Phish has come into its own in the studio as well. The band's latest album, "Billy Breathes," is one in a line of Phish albums that have been certified gold, having sold more than 500,000 copies. It marks a musical turn for a band that is always evolving. "Billy" has a more mellow, almost quiet feel than some of Phish's earlier albums, something to which critics have responded positively.

The unexpected is part of the Phish experience. At a Virginia Beach, Va., concert last summer, Budnick reports that LeRoi Moore, the saxophonist for the Dave Matthews Band, played two saxes at once. Lead singer Trey Anastasio took the cue and strapped on a second guitar, percussionist Jon Fishman grabbed extra drumsticks, Gordon played two basses and piano man Page McConnell spread out like a flying Superman across two keyboards, playing one with his feet, the other with his hands.

"Part of what it is they did differently, their focus was much more on building a relationship with their fans, instead of just going out and selling records," said Jim Henke, chief curator at the Rock and Roll Hall of Fame and Museum in Cleveland. Henke worked for Phish's label, Elektra, in 1993. He said he could envision the day when Phish is inducted into the rock hall.

According to "The Phishing Manual," the name Phish (pronounced Fish) is a play off the name of drummer Jon Fishman. The name is also a nod to the altered animal spelling of the Beatles.

Anastasio, Fishman, guitarist Jeff Holdsworth and Gordon met at the University of Vermont in the early 1980s. Anastasio and Fishman transferred to the small, progressive Goddard College in Plainfield after meeting McConnell, who transferred there from Southern Methodist University in Dallas. McConnell essentially replaced Holdsworth, who left the band in the spring of 1986.

The band members, now in their early 30s, keep in touch with fans with a number of Internet sites.

Sometimes a Phish concert gives off more than good vibes. Last year's Clifford Ball, a two-day Phish extravaganza at an abandoned military base in Plattsburgh, N.Y., left the area in shock, with traffic jams and mountains of garbage. Two fans died - one of an apparent drug overdose, the other in a traffic accident - during the event's two days. And that was enough for the Plattsburgh Airbase Redevelopment Corp. to decide not to have Phish back, or any big rock concert for that matter.

There have been reports of chaos at Phish concerts in Indiana and Colorado, and death on the roads to and from concerts at other venues.

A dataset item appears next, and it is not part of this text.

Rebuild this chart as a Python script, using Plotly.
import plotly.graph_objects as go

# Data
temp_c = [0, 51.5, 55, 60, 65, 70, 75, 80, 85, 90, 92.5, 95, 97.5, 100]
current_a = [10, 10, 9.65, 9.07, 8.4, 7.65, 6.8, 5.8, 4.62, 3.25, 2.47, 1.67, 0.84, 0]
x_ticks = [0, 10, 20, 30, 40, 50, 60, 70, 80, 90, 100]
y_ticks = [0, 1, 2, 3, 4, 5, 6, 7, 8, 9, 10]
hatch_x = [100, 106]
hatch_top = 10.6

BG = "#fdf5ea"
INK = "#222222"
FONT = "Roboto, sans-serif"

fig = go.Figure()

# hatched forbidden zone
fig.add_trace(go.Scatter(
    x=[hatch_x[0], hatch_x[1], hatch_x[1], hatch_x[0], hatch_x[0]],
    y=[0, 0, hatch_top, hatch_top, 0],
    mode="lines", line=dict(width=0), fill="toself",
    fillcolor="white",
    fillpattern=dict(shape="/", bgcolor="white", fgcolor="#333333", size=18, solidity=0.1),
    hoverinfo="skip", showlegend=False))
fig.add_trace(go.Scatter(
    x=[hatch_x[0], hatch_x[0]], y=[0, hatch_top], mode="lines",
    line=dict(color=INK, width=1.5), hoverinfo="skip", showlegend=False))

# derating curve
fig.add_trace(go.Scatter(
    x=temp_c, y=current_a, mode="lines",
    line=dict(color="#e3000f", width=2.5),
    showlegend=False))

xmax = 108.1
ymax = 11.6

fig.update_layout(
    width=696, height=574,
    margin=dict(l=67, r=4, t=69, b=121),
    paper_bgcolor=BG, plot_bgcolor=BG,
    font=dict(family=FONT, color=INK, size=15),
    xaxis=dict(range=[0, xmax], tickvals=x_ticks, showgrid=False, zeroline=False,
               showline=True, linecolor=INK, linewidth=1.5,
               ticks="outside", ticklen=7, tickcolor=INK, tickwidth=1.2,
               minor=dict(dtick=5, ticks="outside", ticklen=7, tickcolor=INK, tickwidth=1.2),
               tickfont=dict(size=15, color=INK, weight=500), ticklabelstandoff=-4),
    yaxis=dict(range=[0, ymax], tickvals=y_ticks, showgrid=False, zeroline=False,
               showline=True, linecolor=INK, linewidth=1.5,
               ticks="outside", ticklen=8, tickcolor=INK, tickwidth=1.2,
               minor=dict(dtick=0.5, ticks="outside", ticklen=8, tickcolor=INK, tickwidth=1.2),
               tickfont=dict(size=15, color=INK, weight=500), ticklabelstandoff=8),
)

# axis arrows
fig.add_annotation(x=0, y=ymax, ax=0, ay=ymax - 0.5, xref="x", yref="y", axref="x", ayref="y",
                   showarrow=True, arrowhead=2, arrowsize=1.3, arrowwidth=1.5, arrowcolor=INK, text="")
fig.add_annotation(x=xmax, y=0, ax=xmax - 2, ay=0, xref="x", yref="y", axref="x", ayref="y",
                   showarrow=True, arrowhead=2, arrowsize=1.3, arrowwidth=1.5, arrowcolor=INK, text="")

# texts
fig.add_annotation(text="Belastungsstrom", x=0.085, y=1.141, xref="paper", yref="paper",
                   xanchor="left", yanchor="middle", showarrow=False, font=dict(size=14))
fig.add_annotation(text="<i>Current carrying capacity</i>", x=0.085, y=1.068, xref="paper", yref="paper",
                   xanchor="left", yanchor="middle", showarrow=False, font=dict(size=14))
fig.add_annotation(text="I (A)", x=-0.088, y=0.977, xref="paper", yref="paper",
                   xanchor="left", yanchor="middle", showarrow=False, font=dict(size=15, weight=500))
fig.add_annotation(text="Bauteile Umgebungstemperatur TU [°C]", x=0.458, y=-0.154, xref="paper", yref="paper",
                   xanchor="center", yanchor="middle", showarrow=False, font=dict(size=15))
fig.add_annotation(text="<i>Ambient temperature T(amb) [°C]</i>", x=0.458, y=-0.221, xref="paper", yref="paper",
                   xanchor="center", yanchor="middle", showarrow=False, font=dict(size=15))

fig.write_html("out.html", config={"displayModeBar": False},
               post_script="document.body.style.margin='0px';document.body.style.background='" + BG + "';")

Gordon said death - even at concerts - is a part of life.

"That sort of stuff happens whether or not there's a concert," Gordon said. "If people have a party, stuff like that'll happen. So we really can't feel guilty, but we do feel bad."

A band spokesman said the Great Went was moved way up to Northern Maine to keep the crowd a reasonable size.

But surrounded in a sea of devotion, Gordon said the point is the music, bringing the crowd - and themselves - to a "vitalizing" place.

"We get on stage, we don't know what place we're going. No one does," Gordon said. "I don't know what the song list is going to be, and if we play a song, I don't know if we're going to have a long jam or not. ... So there's a lot of unexpected stuff going on. And that makes it more in the moment."